Law and order in space

Finland joined the ranks of spacefaring nations early this April when it sent its first satellite into space. International law is striving to create space rules between the countries.

As space technology develops and costs diminish, an increasing number of nations are becoming capable of entering space. However, the UN treaties on space hail from the 1960s and 70s, when the only spacefaring nations in the world in any real sense were the United States and the Soviet Union.  This year marks the 50th anniversary of the Outer Space Treaty.

 “The proliferation of new technologies and private space enterprises has meant more challenges for applying laws, and more agreements that regulate the behaviour of various institutions but that are not legally binding,” says Jenni Tapio, doctoral student of law.

The space community is growing

Different nations have different reasons for reaching for the stars, which means that drafting new governmental agreements or amending them can be very difficult. As small satellites have become more common, more countries have been able to join the ranks of spacefaring nations, including Finland. Many countries have drafted national space laws to reconcile their  international responsibilities with private operations in the nations’ geographical areas through appropriate and transparent permit and monitoring processes. 

We have created new Finnish terminology while drafting Finnish space law.

With such national legislation, countries can also improve the competitiveness of their space technology companies on the international market. This February, Finland began drafting its national space legislation, hoping to adopt it early next year.

 “Because we are drafting the Finnish space law, we have been able to create new Finnish terminology for the field. The more attractive that the legislation makes this field, the more likely it is that it will generate new investments and companies,” explains Tapio.

Space technology is part of our lives

Space technology influences our daily lives, as many smartphone applications use satellite services. Digitalisation and the Internet of Things will continue to increase the importance of space technology and the control of satellite frequencies. 

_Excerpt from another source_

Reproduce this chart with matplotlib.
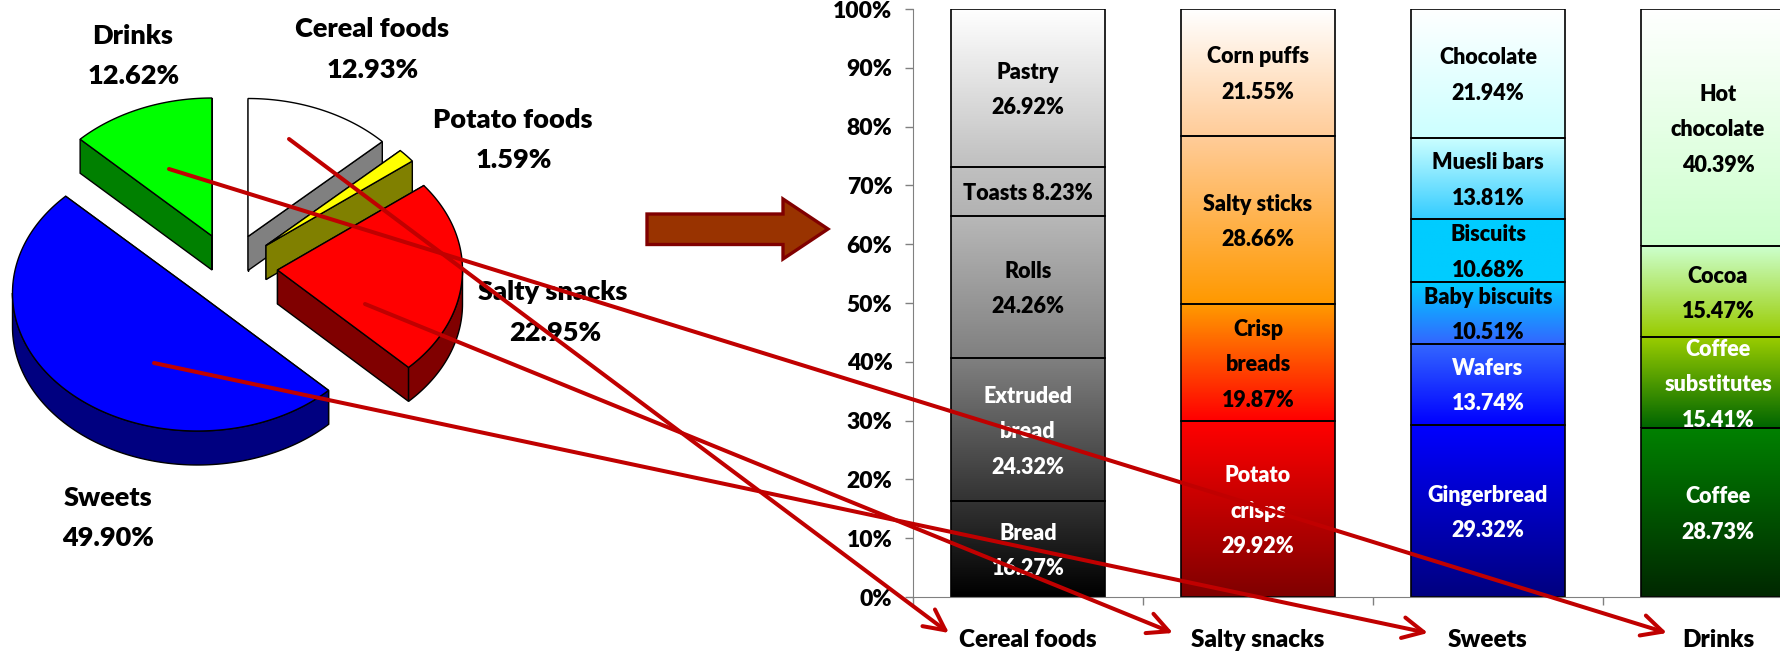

For decades, Finns have provided state-of-the-art technology for a variety of international projects, and competitive Finnish companies plan to take advantage of emerging space technology.

 “Finland has solid expertise and training in technology, but another significant asset that the Finnish business sector should exploit is the success of startups and the support they receive. The European Space Agency ESA intends to establish a space startup accelerator in Finland, which would let new companies in the field take advantage of ESA resources,” says Tapio.

Moot court competition for knowledge on space and international experience

Since autumn 2016, Jenni Tapio has coached the Finnish team for the international Manfred Lachs Space Law Moot Court competition. The University of Helsinki is hosting this year’s European Regional Round. 

 “Hosting the competition was an excellent opportunity to highlight the University of Helsinki’s international profile and expertise. In addition, students received information about space and cyber law during the academic year,” explains Tapio.

This year’s question for the moot court had to do with commercial exploitation of space resources, 3D printing as well as national responsibility for space damages. Moot court competitions improve students’ cooperation and organisation skills in addition to their understanding of their subject – and while accruing credits. Law student Laura Kuusela joined the competition to add a more practical component to her studies.

 “The competition is a good opportunity to practise my oral and written legal argumentation,” she states.